Hintz maintains that improving communication and continuing to work on kitchen-table issues will eventually win out. 

“The president and the governor, quite frankly, deliver,” Hintz said. “And I think what the Republicans are selling on culture wars may fan the flames, but at the end of the day, aren’t what impact people.”

‘Getting Things Done’ 

Despite the challenges, Hintz said he feels Democrats can still get things done in the GOP-dominated Assembly and hold Republicans accountable. 

“Having been in the minority for a little while now, you have to try to get the caucus to focus on what we’re trying to accomplish here. What does an effective minority look like?” Hintz said. “It’s easy to get distracted and spend hours on the floor, yelling or complaining. But I’m a big believer in getting things done when we can, trying to highlight things that need to be fixed and, if we can, make those changes. And obviously holding Republicans accountable to the voters, for things that are done that are contrary to the best interest of the state.”

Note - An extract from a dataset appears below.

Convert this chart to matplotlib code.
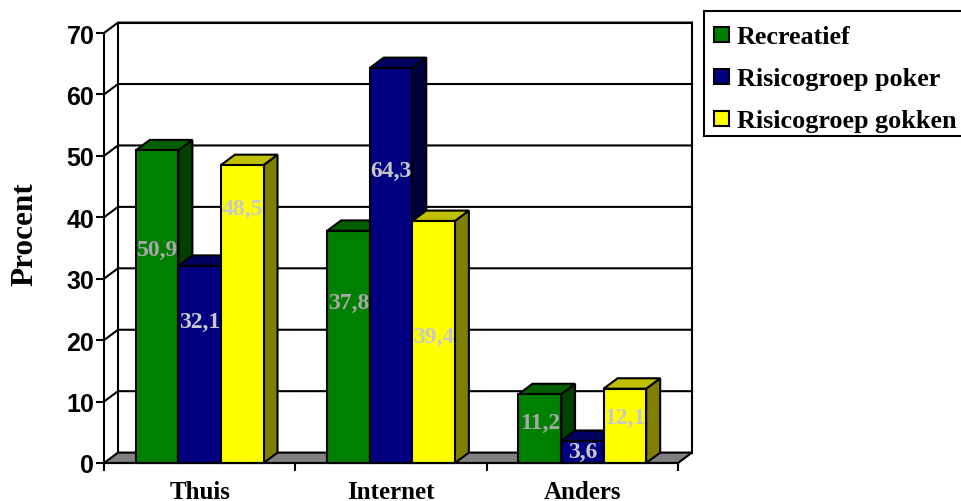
import matplotlib
matplotlib.use('Agg')
import matplotlib.pyplot as plt
from matplotlib.patches import Polygon, Rectangle

# Data
categories = ['Thuis', 'Internet', 'Anders']
recreatief = [50.9, 37.8, 11.2]
risico_poker = [32.1, 64.3, 3.6]
risico_gokken = [48.5, 39.4, 12.1]
series_names = ['Recreatief', 'Risicogroep poker', 'Risicogroep gokken']
y_ticks = [0, 10, 20, 30, 40, 50, 60, 70]

W, H = 961, 502
LW = 1.5
serif = 'Liberation Serif'
sans = 'Liberation Sans'

# front, top, side colours of each series
colors = [('#008000', '#006000', '#004000'),
          ('#000080', '#000060', '#000040'),
          ('#FFFF00', '#C0C000', '#808000')]
label_colors = ['#A8A8A8', '#C8C8C8', '#C8C8C8']

fig = plt.figure(figsize=(W / 100, H / 100), dpi=100)
ax = fig.add_axes([104 / W, 1 - 464 / H, 574 / W, 430 / H])
ax.set_xlim(0, 3)
ax.set_ylim(0, 70)
ax.patch.set_visible(False)

# 3d offset in data units
dx = 14 / (574 / 3)
dy = 10.4 / (430 / 70)
bar_w = 0.2225

# back wall and floor
ax.add_patch(Polygon([(dx, dy), (3 + dx, dy), (3 + dx, 70 + dy), (dx, 70 + dy)], closed=True,
                     fc='white', ec='black', lw=LW, clip_on=False, zorder=1))
ax.add_patch(Polygon([(0, 0), (dx, dy), (3 + dx, dy), (3, 0)], closed=True,
                     fc='#808080', ec='black', lw=LW, clip_on=False, zorder=2))
# grid on the wall and on the left side
for t in y_ticks[1:]:
    ax.plot([0, dx, 3 + dx], [t, t + dy, t + dy], color='black', lw=LW, clip_on=False, zorder=1.5)

# bars, painted left to right
all_series = [recreatief, risico_poker, risico_gokken]
z = 3
for c in range(len(categories)):
    for s, vals in enumerate(all_series):
        x0 = c + 0.5 + (s - 1.5) * bar_w
        x1 = x0 + bar_w
        v = vals[c]
        front, top, side = colors[s]
        ax.add_patch(Polygon([(x1, 0), (x1 + dx, dy), (x1 + dx, v + dy), (x1, v)], closed=True,
                             fc=side, ec='black', lw=LW, clip_on=False, zorder=z))
        ax.add_patch(Polygon([(x0, v), (x0 + dx, v + dy), (x1 + dx, v + dy), (x1, v)], closed=True,
                             fc=top, ec='black', lw=LW, clip_on=False, zorder=z))
        ax.bar(x0, v, width=bar_w, align='edge', color=front, edgecolor='black', lw=LW,
               clip_on=False, zorder=z + 0.5)
        z += 1

# value labels sit at hand placed heights in the original
label_heights = [[34.7, 23.1, 41.5], [26.2, 47.7, 20.6], [6.6, 1.8, 7.4]]
for c in range(len(categories)):
    for s, vals in enumerate(all_series):
        xc = c + 0.5 + (s - 1) * bar_w
        ax.text(xc, label_heights[c][s], f'{vals[c]:.1f}'.replace('.', ','), ha='center', va='center',
                family=serif, weight='bold', fontsize=17, color=label_colors[s], zorder=50)

# axes
for name in ['top', 'right']:
    ax.spines[name].set_visible(False)
for name in ['left', 'bottom']:
    ax.spines[name].set_linewidth(LW)
    ax.spines[name].set_zorder(40)
ax.set_yticks(y_ticks)
ax.set_yticklabels([str(t) for t in y_ticks], family=sans, weight='bold', fontsize=18)
ax.set_xticks([0, 1, 2, 3])
ax.set_xticklabels([])
ax.set_xticks([0.5, 1.5, 2.5], minor=True)
ax.set_xticklabels(categories, minor=True, family=serif, weight='bold', fontsize=18)
ax.tick_params(axis='y', length=6, width=LW, pad=1)
ax.tick_params(axis='x', which='major', length=6, width=LW)
ax.tick_params(axis='x', which='minor', length=0, pad=12)
ax.set_ylabel('Procent', family=serif, weight='bold', fontsize=22.5)
ax.yaxis.set_label_coords((39 - 104) / 574, (464 - 234) / 430)

# legend box runs off the right edge of the image
fig.add_artist(Rectangle((704 / W, 1 - 137 / H), 270 / W, 125 / H, transform=fig.transFigure,
                         fc='white', ec='black', lw=LW))
legend_ys = [35, 77, 119]
for name, col, ly in zip(series_names, colors, legend_ys):
    fig.add_artist(Rectangle((714 / W, 1 - (ly + 7.5) / H), 15 / W, 15 / H, transform=fig.transFigure,
                             fc=col[0], ec='black', lw=LW))
    fig.text(737 / W, 1 - (ly + 9) / H, name, family=serif, weight='bold', fontsize=18.8,
             va='baseline', ha='left')

fig.savefig('out.png', dpi=100)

He credits that approach with the election of Gov. Tony Evers in 2018 and Democrats’ ability to pick up two new seats in the Milwaukee suburbs. 

“I think we’ve been able to become more effective and get more members to understand that, when we stay together, understanding our goal and our focus, we’re better,” Hintz said. 

But in one of the caucus’s biggest challenges of this past year, that unity seemingly fell apart. For months, Democrats backed the People’s Maps Commission, founded by Evers to draft alternative redistricting maps. Optimistically, the maps could have been  taken up on the statehouse floor but, more realistically, they would’ve been used as a counterexample to Republicans’ heavily gerrymandered maps in court. . 

But when the maps were brought to the Assembly floor, many Democrats, including Hintz, voted against them, citing concerns that they would reduce minority representation. Hintz said that the maps were put on the agenda by Assembly Republicans in bad faith. 

“I’m not going to debate a bill that Republicans are going to bring up only [to] vote against. To me, that’s not a serious attempt. That’s a gimmick,” Hintz said. “Every single Democrat in the Assembly supports both fair maps from a process standpoint and fair maps from a competitive standpoint—meaning, maps that are drawn to make sure that we have as many competitive districts as possible, which is really, I think, what people want.” 

With Hintz stepping down from the top Democratic post, he is passing the torch. Rep. Greta Neubauer (D-Racine) was elected Monday to be the chamber’s next Minority Leader. She’ll take over the post on Jan. 10.

“As our next Leader, [Neubauer] will bring fresh energy, policy experience, unmatched organizing skill, and a clear vision for the Assembly Democratic Caucus,” Hintz stated in a press release. “I am confident Assembly Democrats will remain strong and continue to be united in pushing back against increasing Republican extremism and attacks on our democracy while also offering a positive Democratic vision for Wisconsin.”